A GRATEFUL READER writes:
A classical education is of enduring value. Here is an advertisement that I just received from Memoria Press:
How knowing Latin helped one reporter get the scoop of the century
You never know when a classical education will come in handy. Giovanna Chirri, the Vatican reporter for ANSA, the leading news wire service in Italy, was covering a regularly scheduled speech by Pope Benedict on Monday, when he suddenly began speaking in Latin. She immediately realized what he was saying.
She called her editor, who couldn’t believe the Pope would announce his abdication almost impromptu, in what most people think is a dead language. After Chirri assured her editor of her competence in Latin, the story was sent out to the world.
Thanks to her knowledge
of Latin, Chirri scooped the rest of the press corps on one of the biggest stories since 1415 A.D. Read more about it here.
Just think of all the embarrassment those other reporters who got scooped could have avoided if they had only taken First Form Latin.

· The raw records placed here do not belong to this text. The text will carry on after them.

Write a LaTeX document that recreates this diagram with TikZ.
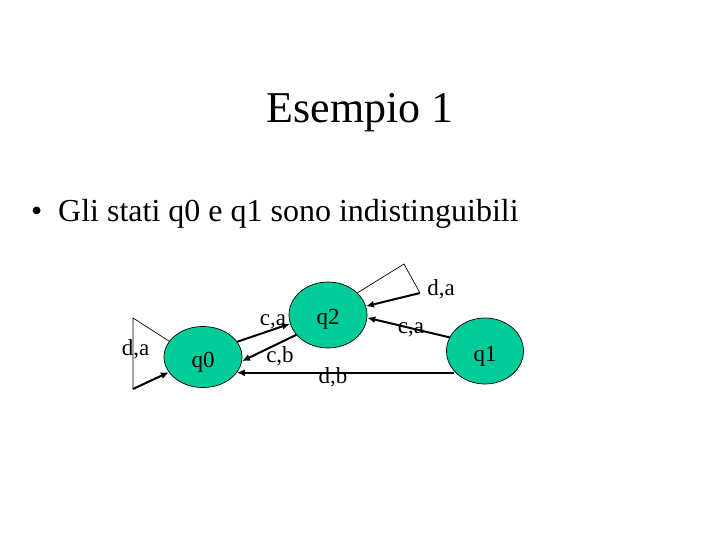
\documentclass[tikz,border=0pt]{standalone}
\usepackage{fontspec}
\setmainfont{Liberation Serif}
\usetikzlibrary{shapes.geometric,arrows.meta}
\definecolor{stategreen}{RGB}{0,204,153}
\tikzset{
  state/.style={ellipse,draw=black,line width=0.7pt,fill=stategreen,minimum width=78pt,minimum height=64pt,inner sep=0pt,font=\fontsize{23}{26}\selectfont},
  lbl/.style={anchor=base,inner sep=0pt,font=\fontsize{23}{26}\selectfont},
  trans/.style={line width=2pt,-{Latex[length=8pt,width=7pt]}},
  loopline/.style={line width=0.7pt}
}
\begin{document}
\begin{tikzpicture}[x=1pt,y=-1pt]
\useasboundingbox (0,0) rectangle (720,540);
\node[anchor=base,inner sep=0pt,font=\fontsize{44}{50}\selectfont] (title) at (360,123) {Esempio 1};
\node[anchor=base west,inner sep=0pt,font=\fontsize{32}{38}\selectfont] (bul) at (31,222) {•};
\node[anchor=base west,inner sep=0pt,font=\fontsize{32}{38}\selectfont] (txt) at (58,222) {Gli stati q0 e q1 sono indistinguibili};

\node[state,minimum width=78pt,minimum height=61pt] (q0) at (203,357) {};
\node[state,minimum width=78pt,minimum height=66pt] (q2) at (328,315) {};
\node[state,minimum width=77pt,minimum height=66pt] (q1) at (485,351) {};
\node[lbl] (q0t) at (203,367) {q0};
\node[lbl] (q2t) at (328,324) {q2};
\node[lbl] (q1t) at (485,361) {q1};

% self loop on q0
\coordinate (l0a) at (133,318);
\coordinate (l0b) at (133,389);
\draw[loopline] (q0.155) -- (l0a) -- (l0b);
\draw[trans] (l0b) -- (q0.204);
\node[lbl] (da0) at (135.5,355) {d,a};

% self loop on q2
\coordinate (l2a) at (404,264);
\coordinate (l2b) at (420,293);
\draw[loopline] (q2.37) -- (l2a) -- (l2b);
\draw[trans] (l2b) -- (q2.13);
\node[lbl] (da2) at (441,295) {d,a};

% transitions
\draw[trans] (q0.24) -- (q2.193);
\node[lbl] (ca0) at (273,325) {c,a};
\draw[trans] (q2.212) -- (q0.354);
\node[lbl] (cb) at (280,362) {c,b};
\node[lbl] (ca1) at (411,333) {c,a};
\draw[trans] (q1.159) -- (q2.356);
\draw[trans] (q0.335 -| q1.213) -- (q0.335);
\node[lbl] (db) at (333,383) {d,b};
\end{tikzpicture}
\end{document}
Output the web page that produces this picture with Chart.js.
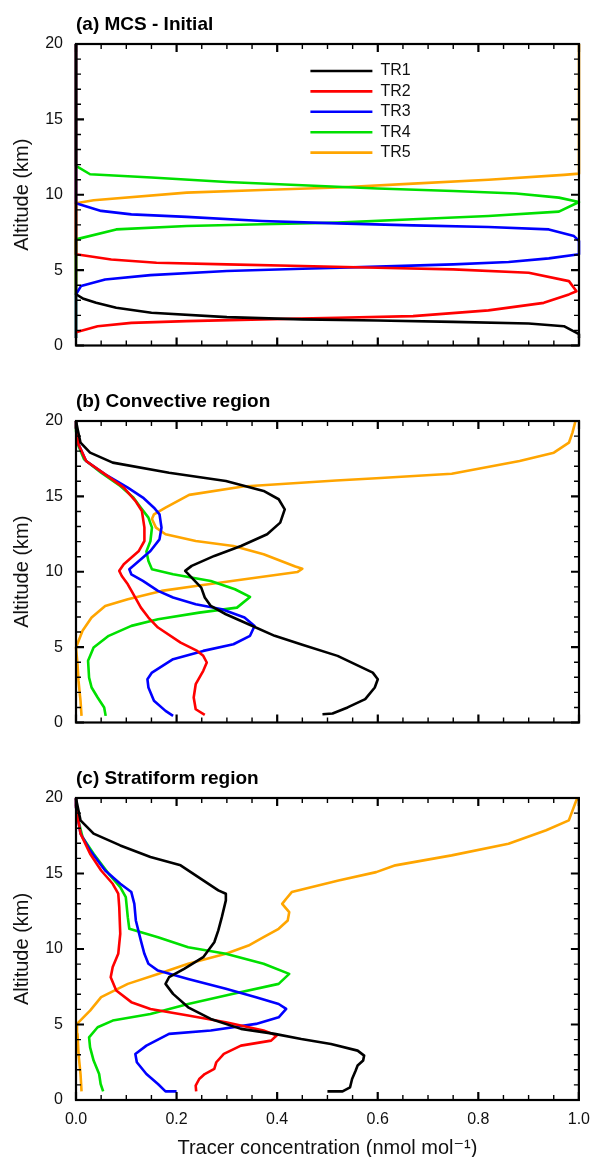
<!DOCTYPE html>
<html>
<head>
<meta charset="utf-8">
<script src="https://cdn.jsdelivr.net/npm/chart.js@4/dist/chart.umd.min.js"></script>
<style>
  html, body { margin: 0; padding: 0; background: #fff; overflow: hidden; }
  .panel { position: absolute; left: 0; width: 590px; }
</style>
</head>
<body>
<div class="panel" style="top:0px;height:377px"><canvas id="panel_a"></canvas></div>
<div class="panel" style="top:377px;height:377px"><canvas id="panel_b"></canvas></div>
<div class="panel" style="top:754px;height:410px"><canvas id="panel_c"></canvas></div>
<script>
// tracer names and colours
var tracerNames = ["TR1", "TR2", "TR3", "TR4", "TR5"];
var tracerColors = ["#000000", "#ff0000", "#0000ff", "#00e000", "#ffa500"];

// axis ticks
var xTickValues = [0, 0.2, 0.4, 0.6, 0.8, 1.0];
var yTickValues = [0, 5, 10, 15, 20];
var xMinorStep = 0.05;
var yMinorStep = 1;

// profiles as [concentration (nmol/mol), altitude (km)]
// (a) MCS - Initial
var aTR1 = [[1, 0.5], [1, 0.75], [0.97, 1.28], [0.9, 1.46], [0.75, 1.57], [0.6, 1.66], [0.45, 1.73], [0.3, 1.88], [0.15, 2.17], [0.08, 2.5], [0.04, 2.83], [0.015, 3.1], [0, 3.4], [0, 20]];
var aTR2 = [[0, 0.88], [0.043, 1.28], [0.11, 1.5], [0.22, 1.62], [0.37, 1.73], [0.52, 1.84], [0.67, 1.95], [0.82, 2.33], [0.93, 2.83], [0.98, 3.39], [0.995, 3.6], [0.98, 4.27], [0.9, 4.83], [0.75, 5.05], [0.6, 5.16], [0.45, 5.27], [0.3, 5.38], [0.16, 5.49], [0.07, 5.71], [0, 6.05], [0, 20]];
var aTR3 = [[0, 0.5], [0, 3.4], [0.01, 3.94], [0.058, 4.38], [0.148, 4.67], [0.3, 4.94], [0.45, 5.09], [0.6, 5.23], [0.75, 5.38], [0.86, 5.54], [0.94, 5.78], [1, 6.05], [1, 6.93], [0.99, 7.26], [0.94, 7.7], [0.82, 7.86], [0.67, 7.97], [0.52, 8.1], [0.37, 8.26], [0.22, 8.53], [0.11, 8.7], [0.05, 8.93], [0, 9.43], [0, 20]];
var aTR4 = [[0, 0.5], [0, 7.04], [0.08, 7.7], [0.22, 7.93], [0.37, 8.04], [0.52, 8.15], [0.67, 8.37], [0.82, 8.59], [0.96, 8.88], [1, 9.52], [0.96, 9.81], [0.875, 10.08], [0.75, 10.25], [0.6, 10.41], [0.45, 10.63], [0.3, 10.85], [0.15, 11.14], [0.028, 11.36], [0, 11.92], [0, 20]];
var aTR5 = [[0, 0.5], [0, 9.43], [0.035, 9.63], [0.22, 10.14], [0.37, 10.32], [0.52, 10.48], [0.67, 10.74], [0.82, 10.99], [0.97, 11.32], [1, 11.4], [1, 20]];

// (b) Convective region
var bTR1 = [[0.49, 0.55], [0.51, 0.6], [0.54, 1.0], [0.575, 1.55], [0.594, 2.32], [0.6, 2.87], [0.59, 3.31], [0.52, 4.42], [0.45, 5.15], [0.395, 5.75], [0.343, 6.52], [0.298, 7.18], [0.268, 7.73], [0.256, 8.29], [0.249, 8.95], [0.23, 9.61], [0.217, 10.06], [0.23, 10.39], [0.275, 11.05], [0.328, 11.71], [0.38, 12.49], [0.406, 13.26], [0.415, 14.14], [0.403, 14.81], [0.373, 15.36], [0.298, 16.02], [0.185, 16.57], [0.073, 17.24], [0.028, 17.9], [0.009, 18.56], [0.004, 19.34], [0, 20]];
var bTR2 = [[0.256, 0.51], [0.238, 0.88], [0.234, 1.66], [0.238, 2.54], [0.253, 3.43], [0.26, 3.98], [0.253, 4.42], [0.241, 4.75], [0.208, 5.3], [0.163, 6.3], [0.144, 6.96], [0.129, 7.62], [0.114, 8.51], [0.103, 9.17], [0.091, 9.72], [0.086, 10.06], [0.095, 10.5], [0.125, 11.38], [0.136, 12.04], [0.136, 12.93], [0.131, 14.03], [0.118, 14.7], [0.095, 15.58], [0.058, 16.46], [0.02, 17.35], [0.005, 18.45], [0, 19.56], [0, 20]];
var bTR3 = [[0.193, 0.44], [0.178, 0.77], [0.155, 1.44], [0.144, 2.32], [0.142, 2.87], [0.151, 3.31], [0.193, 4.2], [0.253, 4.75], [0.313, 5.19], [0.346, 5.75], [0.355, 6.4], [0.335, 6.96], [0.29, 7.51], [0.238, 7.85], [0.193, 8.29], [0.163, 8.73], [0.133, 9.39], [0.11, 9.83], [0.106, 10.17], [0.125, 10.72], [0.148, 11.38], [0.166, 12.15], [0.17, 12.93], [0.166, 13.81], [0.155, 14.25], [0.133, 14.92], [0.103, 15.58], [0.058, 16.46], [0.02, 17.35], [0.005, 18.45], [0, 19.56], [0, 20]];
var bTR4 = [[0.059, 0.44], [0.056, 1.0], [0.043, 1.66], [0.031, 2.32], [0.026, 2.98], [0.024, 4.09], [0.035, 4.97], [0.065, 5.75], [0.11, 6.41], [0.163, 6.85], [0.245, 7.29], [0.32, 7.62], [0.346, 8.33], [0.316, 8.84], [0.268, 9.39], [0.193, 9.83], [0.151, 10.17], [0.144, 10.72], [0.14, 11.35], [0.148, 12.04], [0.151, 12.93], [0.144, 13.59], [0.129, 14.25], [0.114, 14.92], [0.088, 15.69], [0.05, 16.57], [0.016, 17.46], [0.005, 18.34], [0, 19.34], [0, 20]];
var bTR5 = [[0.011, 0.44], [0.009, 1.44], [0.005, 2.76], [0.003, 3.87], [0, 4.97], [0.013, 6.08], [0.031, 6.96], [0.058, 7.73], [0.103, 8.18], [0.17, 8.73], [0.238, 9.06], [0.335, 9.5], [0.44, 9.98], [0.45, 10.2], [0.436, 10.35], [0.373, 11.16], [0.313, 11.71], [0.238, 12.04], [0.178, 12.49], [0.159, 12.93], [0.151, 13.5], [0.155, 13.81], [0.178, 14.25], [0.225, 15.1], [0.332, 15.65], [0.517, 16.05], [0.597, 16.2], [0.747, 16.5], [0.882, 17.35], [0.95, 17.9], [0.98, 18.56], [0.987, 19.23], [0.993, 20]];

// (c) Stratiform region
var cTR1 = [[0.5, 0.57], [0.53, 0.57], [0.545, 0.84], [0.549, 1.39], [0.556, 1.94], [0.56, 2.28], [0.571, 2.61], [0.573, 2.94], [0.56, 3.27], [0.507, 3.71], [0.448, 4.04], [0.395, 4.38], [0.328, 4.71], [0.268, 5.37], [0.223, 6.14], [0.193, 7.03], [0.178, 7.69], [0.185, 8.13], [0.215, 8.69], [0.253, 9.46], [0.275, 10.45], [0.283, 11.23], [0.29, 12.11], [0.298, 13.22], [0.298, 13.66], [0.283, 13.88], [0.253, 14.54], [0.208, 15.54], [0.148, 16.09], [0.088, 16.86], [0.035, 17.64], [0.009, 18.52], [0, 19.96]];
var cTR2 = [[0.239, 0.57], [0.238, 0.95], [0.245, 1.39], [0.256, 1.72], [0.275, 2.06], [0.279, 2.5], [0.294, 3.05], [0.328, 3.6], [0.388, 3.93], [0.399, 4.27], [0.373, 4.6], [0.298, 5.15], [0.223, 5.59], [0.148, 6.03], [0.11, 6.48], [0.08, 7.25], [0.069, 8.13], [0.073, 8.8], [0.084, 9.68], [0.088, 11.01], [0.086, 12.77], [0.084, 13.66], [0.073, 14.32], [0.05, 15.2], [0.028, 16.31], [0.009, 17.64], [0, 19.4], [0, 20]];
var cTR3 = [[0.2, 0.57], [0.178, 0.57], [0.163, 1.06], [0.14, 1.72], [0.121, 2.5], [0.118, 3.05], [0.14, 3.6], [0.185, 4.38], [0.268, 4.6], [0.358, 5.04], [0.403, 5.48], [0.418, 6.03], [0.403, 6.36], [0.358, 6.81], [0.298, 7.36], [0.223, 8.02], [0.163, 8.57], [0.144, 9.02], [0.136, 9.68], [0.129, 10.56], [0.119, 11.89], [0.116, 12.99], [0.11, 13.77], [0.088, 14.32], [0.058, 15.2], [0.028, 16.53], [0.009, 17.64], [0, 19.4], [0, 20]];
var cTR4 = [[0.054, 0.57], [0.049, 1.06], [0.046, 1.72], [0.035, 2.61], [0.028, 3.49], [0.026, 4.15], [0.043, 4.82], [0.073, 5.26], [0.148, 5.7], [0.223, 6.36], [0.313, 7.03], [0.403, 7.69], [0.424, 8.35], [0.373, 9.02], [0.298, 9.68], [0.223, 10.12], [0.163, 10.78], [0.106, 11.34], [0.103, 12.11], [0.099, 13.44], [0.088, 14.1], [0.065, 14.98], [0.035, 16.31], [0.013, 17.41], [0.003, 18.74], [0, 19.96]];
var cTR5 = [[0.011, 0.57], [0.009, 1.72], [0.005, 3.05], [0.003, 4.38], [0.002, 5.04], [0.028, 5.92], [0.05, 6.81], [0.103, 7.69], [0.163, 8.35], [0.223, 9.02], [0.298, 9.68], [0.343, 10.23], [0.373, 10.78], [0.403, 11.34], [0.421, 11.89], [0.424, 12.44], [0.41, 12.99], [0.418, 13.33], [0.429, 13.77], [0.522, 14.54], [0.597, 15.09], [0.635, 15.54], [0.747, 16.2], [0.86, 16.97], [0.935, 17.86], [0.98, 18.52], [0.995, 19.85], [1, 20]];

var fontFamily = "'Liberation Sans', Arial, Helvetica, 'DejaVu Sans', sans-serif";
Chart.defaults.font.family = fontFamily;
Chart.defaults.color = "#111";

function isMajor(v, list) {
  for (var i = 0; i < list.length; i++) {
    if (Math.abs(list[i] - v) < 1e-6) return true;
  }
  return false;
}

// frame with inward ticks on all four sides, drawn over the lines
var framePlugin = {
  id: "frame",
  afterDatasetsDraw: function (chart) {
    var ctx = chart.ctx;
    var area = chart.chartArea;
    var xs = chart.scales.x;
    var ys = chart.scales.y;
    ctx.save();
    ctx.strokeStyle = "#000";
    ctx.lineWidth = 2.2;
    ctx.strokeRect(area.left, area.top, area.right - area.left, area.bottom - area.top);

    var n = Math.round((xs.max - xs.min) / xMinorStep);
    for (var i = 0; i <= n; i++) {
      var v = xs.min + i * xMinorStep;
      var major = isMajor(v, xTickValues);
      var len = major ? 8 : 5;
      var px = xs.getPixelForValue(v);
      ctx.lineWidth = major ? 2.2 : 1.4;
      ctx.beginPath();
      ctx.moveTo(px, area.bottom);
      ctx.lineTo(px, area.bottom - len);
      ctx.moveTo(px, area.top);
      ctx.lineTo(px, area.top + len);
      ctx.stroke();
    }
    var m = Math.round((ys.max - ys.min) / yMinorStep);
    for (var j = 0; j <= m; j++) {
      var w = ys.min + j * yMinorStep;
      var majorY = isMajor(w, yTickValues);
      var lenY = majorY ? 8 : 5;
      var py = ys.getPixelForValue(w);
      ctx.lineWidth = majorY ? 2.2 : 1.4;
      ctx.beginPath();
      ctx.moveTo(area.left, py);
      ctx.lineTo(area.left + lenY, py);
      ctx.moveTo(area.right, py);
      ctx.lineTo(area.right - lenY, py);
      ctx.stroke();
    }
    ctx.restore();
  },
};

// put the vertical legend inside the plot, upper middle
var legendPlace = {
  id: "legendPlace",
  afterLayout: function (chart) {
    if (chart.options.plugins.legend.display && chart.legend) {
      chart.legend.left = chart.chartArea.left + 230;
      chart.legend.top = chart.chartArea.top + 14.6;
    }
  },
};

function toPoints(pairs) {
  return pairs.map(function (p) {
    return { x: p[0], y: p[1] };
  });
}

function drawPanel(canvasId, title, series, showX, showLegend) {
  var datasets = [];
  for (var i = 0; i < series.length; i++) {
    datasets.push({
      label: tracerNames[i],
      data: toPoints(series[i]),
      borderColor: tracerColors[i],
      backgroundColor: tracerColors[i],
      borderWidth: 2.6,
      borderJoinStyle: "round",
      pointRadius: 0,
      showLine: true,
      clip: false,
    });
  }

  var config = {
    type: "scatter",
    data: { datasets: datasets },
    options: {
      responsive: true,
      maintainAspectRatio: false,
      animation: false,
      events: [],
      layout: { padding: { top: 13.6, right: 11, bottom: 0, left: 0 } },
      scales: {
        x: {
          type: "linear",
          min: 0,
          max: 1,
          // invisible tick length gives the gap under the axis, so the
          // label padding does not eat into the right margin
          grid: { display: false, drawTicks: true, tickLength: 10 },
          border: { display: false },
          ticks: {
            display: showX,
            stepSize: 0.2,
            padding: 0,
            font: { size: 16 },
            color: "#111",
            callback: function (v) {
              return v.toFixed(1);
            },
          },
          title: {
            display: showX,
            text: "Tracer concentration (nmol mol\u207B\u00B9)",
            font: { size: 20 },
            color: "#111",
            padding: { top: 0, bottom: 4 },
          },
          afterFit: function (s) {
            s.height = showX ? 64 : 31.5;
          },
        },
        y: {
          type: "linear",
          min: 0,
          max: 20,
          grid: { display: false, drawTicks: false },
          border: { display: false },
          ticks: {
            stepSize: 5,
            padding: 13,
            font: { size: 16 },
            color: "#111",
          },
          title: {
            display: true,
            text: "Altitude (km)",
            font: { size: 20 },
            color: "#111",
            padding: { top: 10, bottom: 4 },
          },
          afterFit: function (s) {
            s.width = 76;
          },
        },
      },
      plugins: {
        title: {
          display: true,
          text: title,
          align: "start",
          fullSize: false,
          color: "#000",
          font: { size: 19, weight: "bold" },
          padding: { top: 0, bottom: 7.6 },
        },
        legend: {
          display: showLegend,
          position: "chartArea",
          align: "start",
          labels: {
            usePointStyle: true,
            pointStyle: "line",
            pointStyleWidth: 62,
            padding: 4.4,
            color: "#111",
            font: { size: 16 },
          },
        },
        tooltip: { enabled: false },
      },
    },
    plugins: [framePlugin, legendPlace],
  };

  return new Chart(document.getElementById(canvasId), config);
}

drawPanel("panel_a", "(a) MCS - Initial", [aTR1, aTR2, aTR3, aTR4, aTR5], false, true);
drawPanel("panel_b", "(b) Convective region", [bTR1, bTR2, bTR3, bTR4, bTR5], false, false);
drawPanel("panel_c", "(c) Stratiform region", [cTR1, cTR2, cTR3, cTR4, cTR5], true, false);
</script>
</body>
</html>
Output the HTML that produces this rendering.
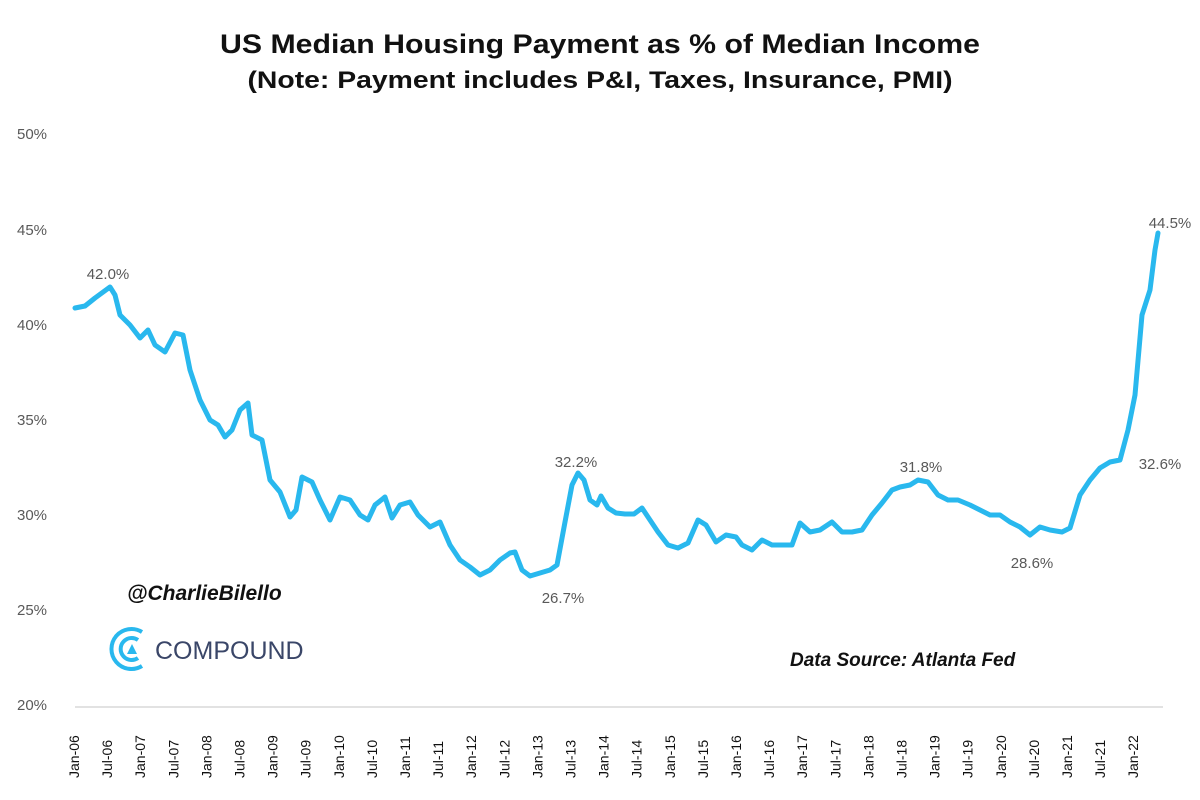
<!DOCTYPE html>
<html><head><meta charset="utf-8"><style>
body{margin:0;background:#fff;}
svg{display:block;font-family:"Liberation Sans",sans-serif;}
</style></head><body>
<svg width="1200" height="800" viewBox="0 0 1200 800">
<text x="600" y="53" text-anchor="middle" font-size="27" font-weight="bold" fill="#111" textLength="760" lengthAdjust="spacingAndGlyphs">US Median Housing Payment as % of Median Income</text>
<text x="600" y="88" text-anchor="middle" font-size="24" font-weight="bold" fill="#111" textLength="705" lengthAdjust="spacingAndGlyphs">(Note: Payment includes P&amp;I, Taxes, Insurance, PMI)</text>
<g font-size="15" fill="#595959">
<text x="17" y="139">50%</text><text x="17" y="235">45%</text><text x="17" y="330">40%</text>
<text x="17" y="425">35%</text><text x="17" y="520">30%</text><text x="17" y="615">25%</text><text x="17" y="710">20%</text>
</g>
<line x1="75" y1="707" x2="1163" y2="707" stroke="#d9d9d9" stroke-width="1.5"/>
<g id="xl" font-size="14" fill="#111"></g>
<polyline fill="none" stroke="#29b8ee" stroke-width="5" stroke-linejoin="round" stroke-linecap="round" points="75,308 85,306 95,298 110,287 115,295 120,315 130,325 140,338 148,330 155,345 165,352 175,333 183,335 190,370 200,400 210,420 218,425 225,437 232,430 240,410 248,403 252,435 262,440 270,480 280,492 290,517 296,510 302,477 312,482 320,500 330,520 340,497 350,500 360,515 368,520 375,505 385,497 392,518 400,505 410,502 418,515 430,527 440,522 450,545 460,560 470,567 480,575 490,570 500,560 510,553 515,552 522,570 530,576 540,573 550,570 557,565 565,522 572,485 578,473 584,480 590,500 597,505 601,496 608,508 616,513 625,514 634,514 642,508 650,520 658,532 668,545 678,548 688,543 698,520 706,525 716,542 726,535 736,537 742,545 752,550 762,540 772,545 782,545 792,545 800,523 810,532 820,530 832,522 842,532 852,532 862,530 872,515 882,503 892,490 900,487 910,485 918,480 928,482 938,495 948,500 958,500 970,505 980,510 990,515 1000,515 1010,522 1020,527 1030,535 1040,527 1050,530 1062,532 1070,528 1080,495 1090,480 1100,468 1110,462 1120,460 1128,430 1135,395 1142,315 1150,290 1155,250 1158,233"/>
<g font-size="15" fill="#595959" text-anchor="middle">
<text x="108" y="279">42.0%</text><text x="576" y="467">32.2%</text><text x="563" y="603">26.7%</text>
<text x="921" y="472">31.8%</text><text x="1032" y="568">28.6%</text><text x="1170" y="228">44.5%</text><text x="1160" y="469">32.6%</text>
</g>
<text x="127" y="600" font-size="21" font-weight="bold" font-style="italic" fill="#111">@CharlieBilello</text>
<g fill="none" stroke="#29b8ee" stroke-width="4">
<path d="M142,632 A20,20 0 1 0 142,666"/>
<path d="M138,640 A11,11 0 1 0 138,658"/>
</g>
<polygon points="132,644 137,654 127,654" fill="#29b8ee"/>
<text x="155" y="659" font-size="25" fill="#3a4668">COMPOUND</text>
<text x="790" y="666" font-size="19" font-weight="bold" font-style="italic" fill="#111">Data Source: Atlanta Fed</text>
</svg>
<script>
var g=document.getElementById('xl'),s='';
for(var i=0;i<33;i++){var yr=6+Math.floor(i/2),lab=(i%2?'Jul-':'Jan-')+(yr<10?'0'+yr:yr);var x=74+i*33.1+5;
s+='<text transform="translate('+x+',778) rotate(-90)">'+lab+'</text>';}
g.innerHTML=s;
</script>
</body></html>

In fact, we are sitting by the phone right now just waiting for Italian journalists to call us to make sure their children don’t suffer the same ignominious fate. Order your copy of First Form now.
Latin. Don’t leave home without it.
—— Comments —–
Don Vincenzo writes:
It is of some interest to me that the young reporter was Italian, and in Italy the “classical” education still requires submission to Latin.
One is reminded of the words of the Holy Roman Emperor, Charles V:
I speak Latin to God;
Italian to men;
French to women, and
German…to my horse.
Now if we could convince the Vatican hierarchy that Latin – not the vernacular – is the language of the Church, well that would be an accomplishment!